Rogers plans to upgrade BAI’s existing network, which covers around one-quarter of the subway’s underground tunnels, to ensure 5G capacity over the next nine months.

Staffieri said it will take around two years for Rogers to also build a 5G network for the entire subway system, with construction only possible for two to three hours per night when trains do not run.

He said the system will come online in “bits and pieces” over that time frame, with 911 calling first, followed by text messages, voice calling and video streaming.

“The TTC has committed to give us as much access as possible,” said Staffieri. “We want to do this aggressively.”

The Rogers CEO also weighed in on his company’s other major acquisition earlier this month, the $26-billion purchase of Shaw Communications Inc., which closed April 3.

Staffieri has vowed that the deal will mean increased competition in the telecommunications market and reduced prices for customers. But asked if the goal of lower cellphone fees is at odds with trying to increase profits, he said the two actually “go hand in hand.”

“History has shown us we can do both,” he said.

“If you looked at the last four years, wireless prices in Canada have come down 30 per cent and they’ve come down double digits in the last 12 months in the face of significant inflation ... That’s all happening against the backdrop where the size of the market continues to grow.”

The Shaw merger, which was first announced in March 2021, was cleared late last month when Industry Minister Francois-Philippe Champagne agreed to the transfer of Freedom Mobile’s wireless licences from Shaw to Quebecor Inc.’s Videotron.

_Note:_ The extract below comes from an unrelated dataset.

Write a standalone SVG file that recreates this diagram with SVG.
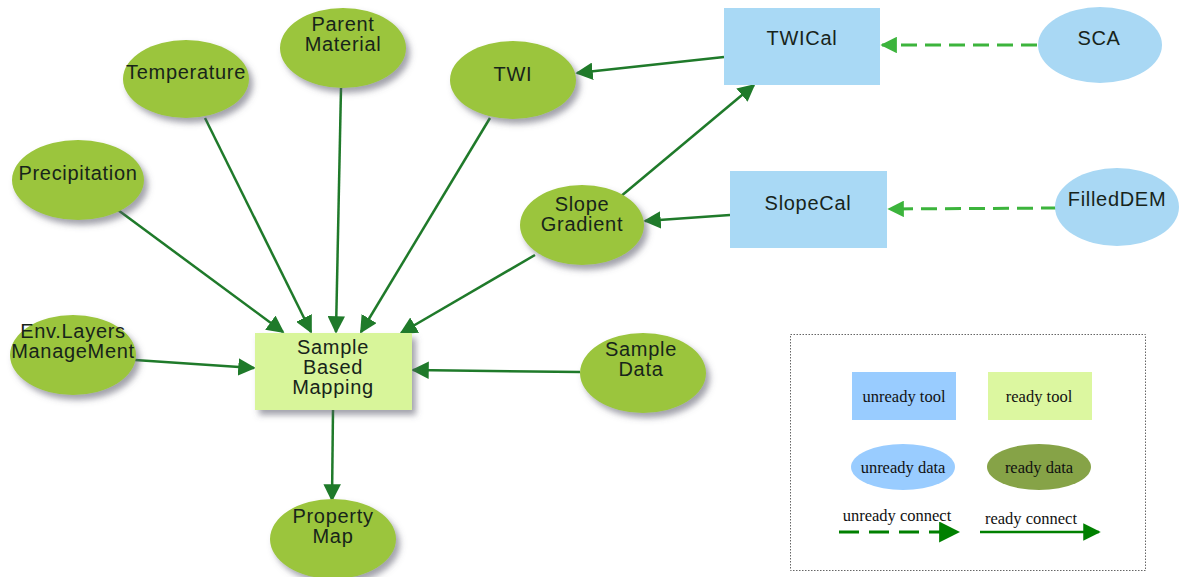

As part of Videotron’s attached conditions, the company must offer plans that are at least 20 per cent lower than its competitors.

Asked about competing with Videotron, which was dubbed by Champagne as a viable fourth national carrier, Staffieri said Rogers will “come at them” on multiple fronts.

“We will not be undersold just because of the price. You can expect us to be very aggressive in our value propositions on that,” he said.

“We have the most effective dealer network – almost 6,000 across the country in terms of stores, kiosks and channels – and we intend to leverage those. We intend to leverage our network superiority. We are the largest and best network and now that includes wireline as well.”

Speaking about the company’s outlook for the next five years, Staffieri said he hoped to improve the “consumer value perception.”

“Today, if you think about your cellphone and everything you rely on it for, all that connectivity that runs your life, it costs you less than a cup of coffee a day,” said Staffieri.

“I’m not sure all consumers feel like they’re getting that kind of value and so I think we need to drive home better the value perception of our industry.”